2. Define the configuration dataclass.

   - Configuration dataclass :code:`MetricTER.Config` should inherit that of the parent class for consistency.
   - :code:`__init__()` receives an instance of configuration dataclass :code:`cfg: MetricTER.Config` and setup the scorer function.

   .. code-block:: python
      :emphasize-lines: 1-3,13-

      from dataclasses import dataclass

      from sacrebleu.metrics.ter import TER

      from mbrs.metrics.base import Metric


      class MetricTER(Metric):
          """TER metric class."""

          HIGHER_IS_BETTER: bool = False

          @dataclass
          class Config(Metric.Config):
              """TER metric configuration."""

              normalized: bool = False
              no_punct: bool = False
              asian_support: bool = False
              case_sensitive: bool = False

          def __init__(self, cfg: MetricTER.Config):
              self.scorer = TER(
                  normalized=cfg.normalized,
                  no_punct=cfg.no_punct,
                  asian_support=cfg.asian_support,
                  case_sensitive=cfg.case_sensitive,
              )

3. Child classes of :code:`Metric` requires to implement the :code:`score()` method which calculates a score of a single example.

   - In the default, :code:`score()` is called iteratively in the MBR decoding.
   - If the metric can compute pairwise scores between hypotheses and pseudo-references in parallel, it would be better to override :code:`pairwise_scores()` to allow batch computation.

   .. code-block:: python
      :emphasize-lines: 1-3,30-

      from dataclasses import dataclass

      from sacrebleu.metrics.ter import TER

      from mbrs.metrics.base import Metric


      class MetricTER(Metric):
          """TER metric class."""

          HIGHER_IS_BETTER: bool = False

          @dataclass
          class Config(Metric.Config):
              """TER metric configuration."""

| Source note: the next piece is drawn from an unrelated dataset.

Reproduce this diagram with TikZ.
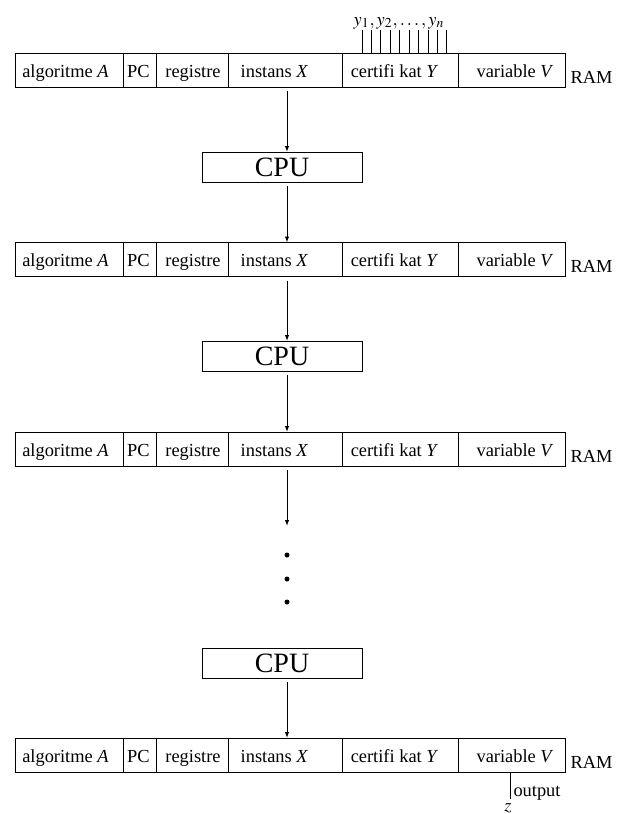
\documentclass[tikz,border=0pt]{standalone}
\usepackage{mathptmx}
\usepackage{fontspec}
\setmainfont{Liberation Serif}
\usetikzlibrary{arrows.meta}
\begin{document}
\begin{tikzpicture}[x=0.5pt,y=-0.5pt,line width=0.5pt,
  cell/.style={draw,minimum height=17pt,inner sep=0pt,outer sep=0pt},
  lbl/.style={font=\fontsize{9.2}{11}\selectfont,inner sep=0pt},
  cpubox/.style={draw,minimum width=80pt,minimum height=15pt,inner sep=0pt,outer sep=0pt,font=\fontsize{14}{16}\selectfont},
  arr/.style={-{Latex[length=3pt,width=2.2pt]},shorten <=2pt}]
\useasboundingbox (0,0) rectangle (625,814);
\coordinate (axis) at (287,0);
\foreach \r/\cy in {1/70,2/259.5,3/449,4/755} {
  \node[cell,minimum width=54pt]   (r\r-c1) at (69,\cy) {};
  \node[cell,minimum width=16.5pt] (r\r-c2) at (139.5,\cy) {};
  \node[cell,minimum width=36pt]   (r\r-c3) at (192,\cy) {};
  \node[cell,minimum width=57pt]   (r\r-c4) at (285,\cy) {};
  \node[cell,minimum width=58pt]   (r\r-c5) at (400,\cy) {};
  \node[cell,minimum width=53.5pt] (r\r-c6) at (511.5,\cy) {};
  \node[lbl,anchor=base] (t\r-1) at (65.5,\cy+7) {algoritme \textit{A}};
  \node[lbl,anchor=base] (t\r-2) at (138.5,\cy+7) {PC};
  \node[lbl,anchor=base] (t\r-3) at (193,\cy+7) {registre};
  \node[lbl,anchor=base] (t\r-4) at (274.5,\cy+7) {instans \textit{X}};
  \node[lbl,anchor=base] (t\r-5) at (394.5,\cy+7) {certifi kat \textit{Y}};
  \node[lbl,anchor=base] (t\r-6) at (515,\cy+7) {variable \textit{V}};
  \node[lbl,anchor=base west] (ram\r) at (570,\cy+13) {RAM};
}
\node[cpubox] (cpu1) at (282,167) {CPU};
\node[cpubox] (cpu2) at (282,356) {CPU};
\node[cpubox] (cpu3) at (282,663) {CPU};
% tape ticks and certificate symbols
\foreach \k in {0,...,9} \draw ({362+9.44*\k},30) -- ({362+9.44*\k},53);
\node[lbl,anchor=base] (ylab) at (399,25) {$y_1,y_2,\ldots,y_n$};
% arrows
\draw[arr] (r1-c4.south -| axis) -- (cpu1.north -| axis);
\draw[arr] (cpu1.south -| axis) -- (r2-c4.north -| axis);
\draw[arr] (r2-c4.south -| axis) -- (cpu2.north -| axis);
\draw[arr] (cpu2.south -| axis) -- (r3-c4.north -| axis);
\coordinate (end3) at (287,526);
\draw[arr] (r3-c4.south -| axis) -- (end3);
\foreach \y in {555,579,602} \fill (287,\y) circle (1.25pt);
\draw[arr] (cpu3.south -| axis) -- (r4-c4.north -| axis);
% output
\coordinate (outend) at (510,799);
\draw (r4-c6.south -| outend) -- (outend);
\node[lbl,anchor=base west] (outlbl) at (513,796) {output};
\node[lbl,anchor=north] (zlbl) at (508,803) {$z$};
\end{tikzpicture}
\end{document}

              normalized: bool = False
              no_punct: bool = False
              asian_support: bool = False
              case_sensitive: bool = False

          def __init__(self, cfg: MetricTER.Config):
              self.scorer = TER(
                  normalized=cfg.normalized,
                  no_punct=cfg.no_punct,
                  asian_support=cfg.asian_support,
                  case_sensitive=cfg.case_sensitive,
              )

          def score(self, hypothesis: str, reference: str, *_) -> float:
              return self.scorer.sentence_score(hypothesis, [reference]).score

4. Register the class to be called from CLI.

   - Just add :code:`@register("ter")` to the class definition.

   .. code-block:: python
      :emphasize-lines: 8

      from dataclasses import dataclass

      from sacrebleu.metrics.ter import TER

      from mbrs.metrics.base import Metric, register


      @register("ter")
      class MetricTER(Metric):
          """TER metric class."""

          HIGHER_IS_BETTER: bool = False

          @dataclass
          class Config(Metric.Config):
              """TER metric configuration."""

              normalized: bool = False
              no_punct: bool = False
              asian_support: bool = False
              case_sensitive: bool = False

          def __init__(self, cfg: MetricTER.Config):
              self.scorer = TER(
                  normalized=cfg.normalized,
                  no_punct=cfg.no_punct,
                  asian_support=cfg.asian_support,
                  case_sensitive=cfg.case_sensitive,
              )

          def score(self, hypothesis: str, reference: str, *_) -> float:
              return self.scorer.sentence_score(hypothesis, [reference]).score

.. note::

   All methods should have the same types for both inputs and outputs as the base class.